Split decision: Sadly, the answer is no. Only the Democratic and American Independent Parties are permitting unaffiliated voters to select their candidates this time around. But if it’s any consolation, the California Republican Party did not make the decision lightly, says spokesman Hector Barajas. “There was a quite a bit of discussion at the board meeting,” Barajas told Bites. “It was a split vote, eight to seven.”
One Republican Party insider who favored allowing the unaffiliated to vote Republican told Bites that in addition to potential crossover voters, Republicans were writing off the growing unaffiliated voter demographic, the biggest segment of which is female Hispanics. “We want to be more inclusive,” the source said. “We might be able to do it sometime in the future.”
On the other hand, Barajas suggested the party was simply deferring to rank-and-file Republicans, who this year will assign delegates based on how candidates perform in each congressional district. If, for example, gastric bypass poster child Mike Huckabee wins California’s 5th Congressional District, he’ll be granted all of the district’s delegates. In the past, the statewide winner was granted all of the state’s delegates. How that played into the party’s decision to exclude unaffiliated voters remains a mystery, at least to Bites.

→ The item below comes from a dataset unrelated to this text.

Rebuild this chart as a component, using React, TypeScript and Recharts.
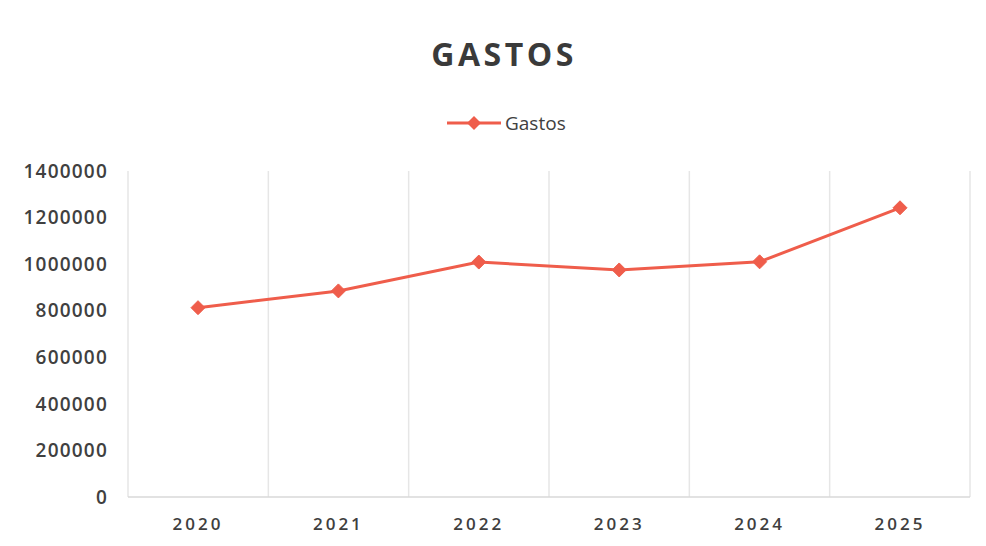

Jury’s out: Bites has never been one to shirk civic duty. Ask not what the country can do for Bites, ask what Bites can do for the country. That includes jury duty, which until recently Bites had never received so much as a summons. In addition to questioning why said summons has never been received, Bites has always wondered why so many people try to avoid serving jury duty. What form of public service could be more sacred?
Last month, Bites finally got the chance to find out when lo and behold, the long-awaited summons to jury duty arrived in the mail. Visions of 12 Angry Men, Judgment at Nuremberg and A Few Good Men danced through Bites’ head. The secrets of the greatest criminal-justice system the world has ever known were about to be revealed.
There was a hitch, of course. Bites discovered that like most employers, SN&R does not compensate employees for serving jury duty. So that’s why people avoid it! As a sole breadwinner, Bites was entitled to and accepted a free pass. But it still seems a little odd that the greatest system of justice the world has ever known leaves most of its major decisions to the unemployed.